Para chegar à final presencial do campeonato, os times passaram por uma triagem feita pela internet. Assim, todos os níveis de equipe podem competir entre si – o que não é muito saudável para os jogadores do topo, que não enfrentam muitos desafios ao jogar com os mais novos, e nem para os que estão começando, que encontram dificuldades e perdem um pouco do incentivo. Para que isso não aconteça mais, a Riot tem planos de criar um novo sistema para separar os times por níveis, diz Bruno “Bagaço” Vasone, gerente de eSports da empresa no Brasil.
O intuito é pegar a grande “poça” dos competidores e transformar em “pocinhas”, colocando cada liga – e os que nem liga tem ainda – em seu próprio quadrado.
LoL BR no mundo
Há pouco mais de um ano e meio no Brasil, a Riot Games é, hoje, uma das maiores forças dos jogos no país. O sucesso da produtora se dá, aparentemente, pela autonomia que a matriz californiana dá às suas filiais: “nós brincamos que não somos nem filiais, somos franquias”, disse Vasone.
Além de promover e organizar por conta própria os campeonatos e torneios que acontecem por aqui, o escritório tupiniquim da Riot também é responsável por medir a opinião de seu público, observando as tendências que movem os jogadores brasileiros e implantando em League of Legends.
O game com maior número de jogadores ativos no país também traz sua força da comunidade. Desde muito tempo atrás, os brasileiros são mundialmente conhecidos como embaixadores da zoeira, mas, ainda de acordo com Vasone, o estigma não procede. A galera do “gibe muny plz” já está deixando esse comportamento tóxico de lado, salvo algumas exceções que são observadas de perto pelos controladores do jogo.
Caso alguém venha sendo agressivo, agindo fora do padrão saudável do jogo ou mesmo recebendo muitos reports de outros jogadores, os “olheiros” enviarão mensagens de aviso, alertando para o comportamento anormal. “Geralmente isso vem resolvendo bem o problema. As primeiras mensagens são de alertas, afinal o jogador pode estar apenas tendo um dia ruim, ter ido mal na prova, brigado com a namorada. A gente avisa pra que ele se toque. Se não adiantar nem assim, aí é banido, mesmo”, comenta.

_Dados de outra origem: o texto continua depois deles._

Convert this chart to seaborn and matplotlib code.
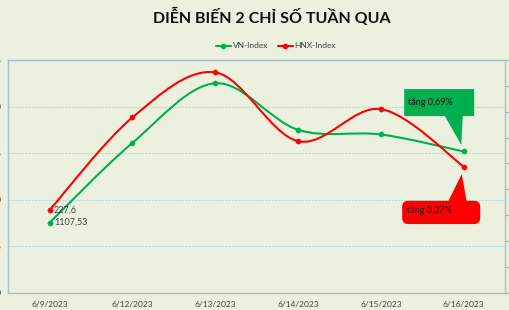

No campo da profissionalização dos jogadores, a Riot também se mostra bastante ativa. Leonardo “Alocs” conta que a empresa costuma ficar de olho nos times que estão crescendo e fazer o caminho entre eles e os patrocinadores, apresentando ambos. E essa atenção dada à comunidade é bem abrangente: os encontros feitos por jogadores, apelidados de “Bar Legends”, acabaram virando eventos oficiais e hoje contam com a presença dos rioters, que também ajudam a divulgar essas reuniões.
Aceitação difícil
Mesmo com tanto investimento na área aqui no Brasil, ainda é bem complicado conseguir fazer com que uma parcela da população do país aceite os jogos eletrônicos como esportes. “A diferença entre os jogadores europeus e coreanos é principalmente cultural. Lá fora, existem canais de TV que passam partidas desde 1999”, dizem os membros da CNB. “Aqui, quando a criança nasce, o pai não dá um controle de presente, dá uma bola. Se leva pra passear, não é pra jogar videogame, leva na praia, vai jogar basquete”.

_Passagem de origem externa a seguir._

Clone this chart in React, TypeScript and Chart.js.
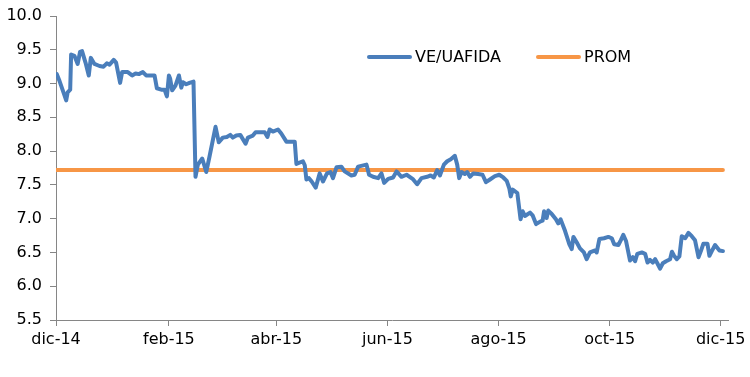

A solução pra isso? “É o tempo”, opina Alocs. “Nos Estados Unidos, o pessoal já passou pela mesma dificuldade que a gente passa aqui, agora. Aqui, League of Legends ainda é visto como jogo de moleque, mas dá pra mudar conforme os times forem crescendo.”

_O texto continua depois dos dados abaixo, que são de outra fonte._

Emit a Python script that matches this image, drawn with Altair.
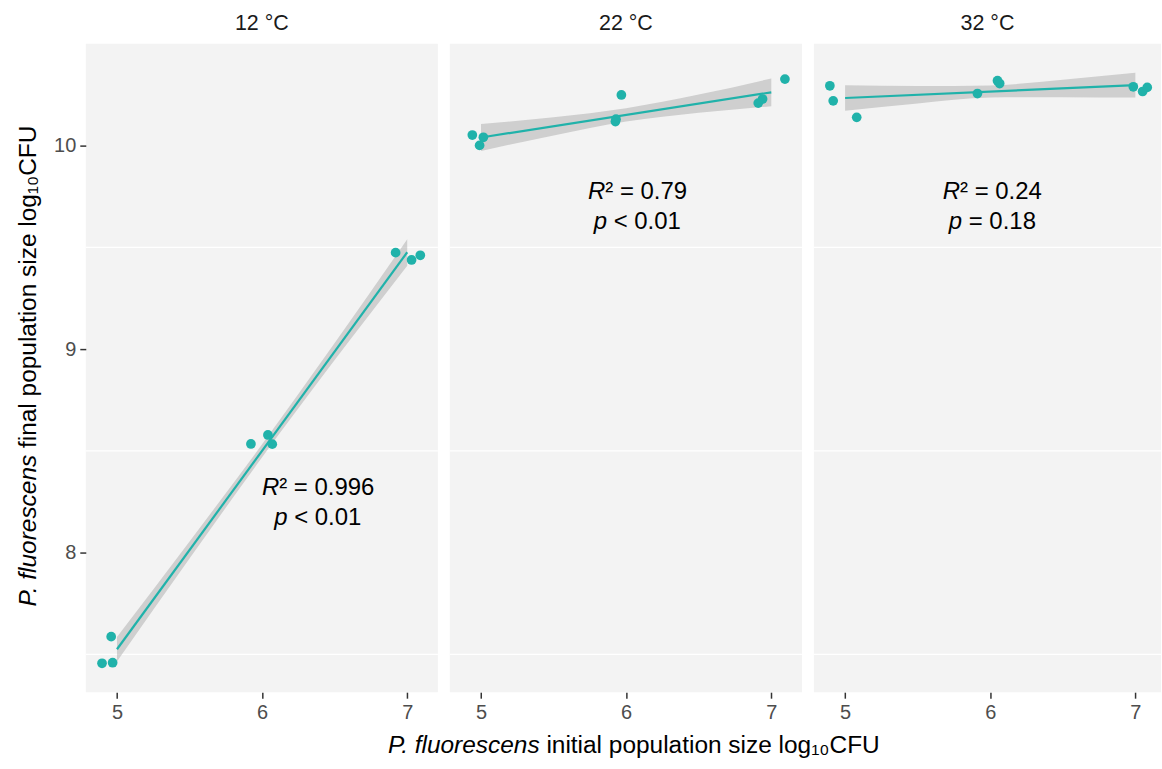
import altair as alt
import pandas as pd

# ---------------- data ----------------
panel_titles = ["12 °C", "22 °C", "32 °C"]

# jittered observations (initial, final) per temperature
x12 = [4.897, 4.970, 4.960, 5.923, 6.040, 6.070, 6.920, 7.030, 7.090]
y12 = [7.456, 7.459, 7.587, 8.534, 8.578, 8.533, 9.474, 9.438, 9.461]
x22 = [4.940, 5.016, 4.990, 5.967, 5.926, 5.930, 6.910, 6.940, 7.094]
y22 = [10.052, 10.041, 10.001, 10.249, 10.118, 10.130, 10.209, 10.229, 10.327]
x32 = [4.895, 4.918, 5.080, 5.912, 6.050, 6.065, 6.986, 7.050, 7.082]
y32 = [10.294, 10.220, 10.139, 10.256, 10.319, 10.305, 10.289, 10.266, 10.286]

# fitted line end points
line_x = [5, 7]
line12 = [7.525, 9.476]
line22 = [10.040, 10.262]
line32 = [10.234, 10.297]

# confidence band edges
band_x = [5, 5.5, 6, 6.5, 7]
lo12 = [7.465, 7.971, 8.468, 8.946, 9.410]
hi12 = [7.585, 8.055, 8.532, 9.030, 9.540]
lo22 = [9.974, 10.050, 10.118, 10.161, 10.194]
hi22 = [10.106, 10.140, 10.184, 10.251, 10.330]
lo32 = [10.171, 10.207, 10.236, 10.238, 10.236]
hi32 = [10.297, 10.293, 10.296, 10.324, 10.358]

# annotations
r_text = ["² = 0.996", "² = 0.79", "² = 0.24"]
p_text = ["< 0.01", "< 0.01", "= 0.18"]
r_x = [6.118, 5.856, 5.792]
p_x = [6.175, 5.868, 5.806]
r_y = [8.319, 9.771, 9.771]
p_y = [8.172, 9.624, 9.624]

grid_vals = [7.5, 8.5, 9.5]
x_ticks = [5, 6, 7]
y_ticks = [8, 9, 10]

x_title_it = "P. fluorescens"
x_title_rest = "initial population size log₁₀CFU"
y_title_it = "P. fluorescens"
y_title_rest = "final population size log₁₀CFU"

# ---------------- styling ----------------
FONT = "Liberation Sans"
TEAL = "#20b2aa"
H = 650
Y_DOM = [7.314, 10.5]
X_MIN = 4.785
PX_PER_X = 145.5
widths = [353, 353, 348]


def panel(i, xs, ys, lx, ly, lo, hi):
    w = widths[i]
    xscale = alt.Scale(domain=[X_MIN, X_MIN + w / PX_PER_X], nice=False, zero=False)
    yscale = alt.Scale(domain=Y_DOM, nice=False, zero=False)
    xaxis = alt.Axis(values=x_ticks, title=None, grid=False, domain=False,
                     tickColor="#333333", tickWidth=1.5, tickSize=6,
                     labelFont=FONT, labelFontSize=20, labelColor="#4d4d4d",
                     labelPadding=4, format="d")
    if i == 0:
        yaxis = alt.Axis(values=y_ticks, title=None, grid=False, domain=False,
                         tickColor="#333333", tickWidth=1.5, tickSize=6,
                         labelFont=FONT, labelFontSize=20, labelColor="#4d4d4d",
                         labelPadding=4, format="d")
    else:
        yaxis = None

    def X(f):
        return alt.X(f, type="quantitative", scale=xscale, axis=xaxis)

    def Y(f):
        return alt.Y(f, type="quantitative", scale=yscale, axis=yaxis)

    grid = alt.Chart(pd.DataFrame({"g": grid_vals})).mark_rule(
        color="white", strokeWidth=1.3).encode(y=Y("g"))
    band = alt.Chart(pd.DataFrame({"x": band_x, "lo": lo, "hi": hi})).mark_area(
        color="#999999", opacity=0.4, interpolate="monotone").encode(
        x=X("x"), y=Y("lo"), y2="hi")
    line = alt.Chart(pd.DataFrame({"x": lx, "y": ly})).mark_line(
        color=TEAL, strokeWidth=2.2).encode(x=X("x"), y=Y("y"))
    pts = alt.Chart(pd.DataFrame({"x": xs, "y": ys})).mark_circle(
        color=TEAL, size=95, opacity=1).encode(x=X("x"), y=Y("y"))

    ann = pd.DataFrame({"rx": [r_x[i]], "ry": [r_y[i]], "px": [p_x[i]], "py": [p_y[i]],
                        "ri": ["R"], "rt": [r_text[i]], "pi": ["p"], "pt": [p_text[i]]})
    tstyle = dict(font=FONT, fontSize=24, color="black", baseline="middle")
    r1 = alt.Chart(ann).mark_text(align="right", fontStyle="italic", **tstyle).encode(
        x=X("rx"), y=Y("ry"), text="ri:N")
    r2 = alt.Chart(ann).mark_text(align="left", **tstyle).encode(
        x=X("rx"), y=Y("ry"), text="rt:N")
    p1 = alt.Chart(ann).mark_text(align="right", fontStyle="italic", **tstyle).encode(
        x=X("px"), y=Y("py"), text="pi:N")
    p2 = alt.Chart(ann).mark_text(align="left", dx=6.7, **tstyle).encode(
        x=X("px"), y=Y("py"), text="pt:N")

    layers = [grid, band, line, pts, r1, r2, p1, p2]

    astyle = dict(font=FONT, fontSize=24.5, color="black", baseline="middle")
    if i == 0:
        yt = pd.DataFrame({"a": [y_title_it], "b": [y_title_rest]})
        ya = alt.Chart(yt).mark_text(align="right", angle=270, fontStyle="italic",
                                     **astyle).encode(
            x=alt.value(-57), y=alt.value(412), text="a:N")
        yb = alt.Chart(yt).mark_text(align="left", angle=270, dx=6.8, **astyle).encode(
            x=alt.value(-57), y=alt.value(412), text="b:N")
        layers += [ya, yb]
    if i == 1:
        xt = pd.DataFrame({"a": [x_title_it], "b": [x_title_rest]})
        xa = alt.Chart(xt).mark_text(align="right", fontStyle="italic", **astyle).encode(
            x=alt.value(90), y=alt.value(704), text="a:N")
        xb = alt.Chart(xt).mark_text(align="left", dx=6.8, **astyle).encode(
            x=alt.value(90), y=alt.value(704), text="b:N")
        layers += [xa, xb]

    return alt.layer(*layers).properties(
        width=w, height=H,
        title=alt.Title(panel_titles[i], font=FONT, fontSize=21.5, fontWeight="normal",
                        color="#1a1a1a", offset=9, anchor="middle"))


chart = alt.hconcat(
    panel(0, x12, y12, line_x, line12, lo12, hi12),
    panel(1, x22, y22, line_x, line22, lo22, hi22),
    panel(2, x32, y32, line_x, line32, lo32, hi32),
    spacing=12, bounds="flush",
).properties(
    padding={"left": 15, "top": 12, "right": 0, "bottom": 5},
    background="white",
).configure_view(fill="#f3f3f3", stroke=None)

chart.save("out.html", embed_options={"renderer": "svg", "actions": False})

“Hoje já temos as equipes grandes, consolidadas, como a CNB, a paiN e mesmo a Kabum, que o patrocinador apoia desde time de basquete até time de LoL“, diz Draek.
E por consolidadas, diga-se de passagem, entenda: hoje, patrocinadores como Razer, Kingston, Philips e CoolerMaster apoiam e têm contrato assinado com times como a CNB, que, só com League of Legends, arrecadou mais de R$ 80 mil em prêmios só na formação atual, estabelecida desde abril deste ano.
Ainda falta um pouco para que os jogadores atinjam o porte mundial dos temidos coreanos e europeus? Falta. Mas as soluções para estes problemas já estão sendo planejadas, também: como treinar em servidores brasileiros (não dá pra jogar lá fora por causa da latência alta) acaba trazendo poucos competidores de mesmo nível para os profissionais, uma possível alternativa seria um esquema de intercâmbio de boot camp. “Uma saída é jogar lá fora, pegar o time e ir todo mundo passar um, dois meses só treinando num intensivo com jogadores profissionais de outros países. Existem projetos, mas ainda dependemos dos patrocinadores”, dizem os administradores da equipe.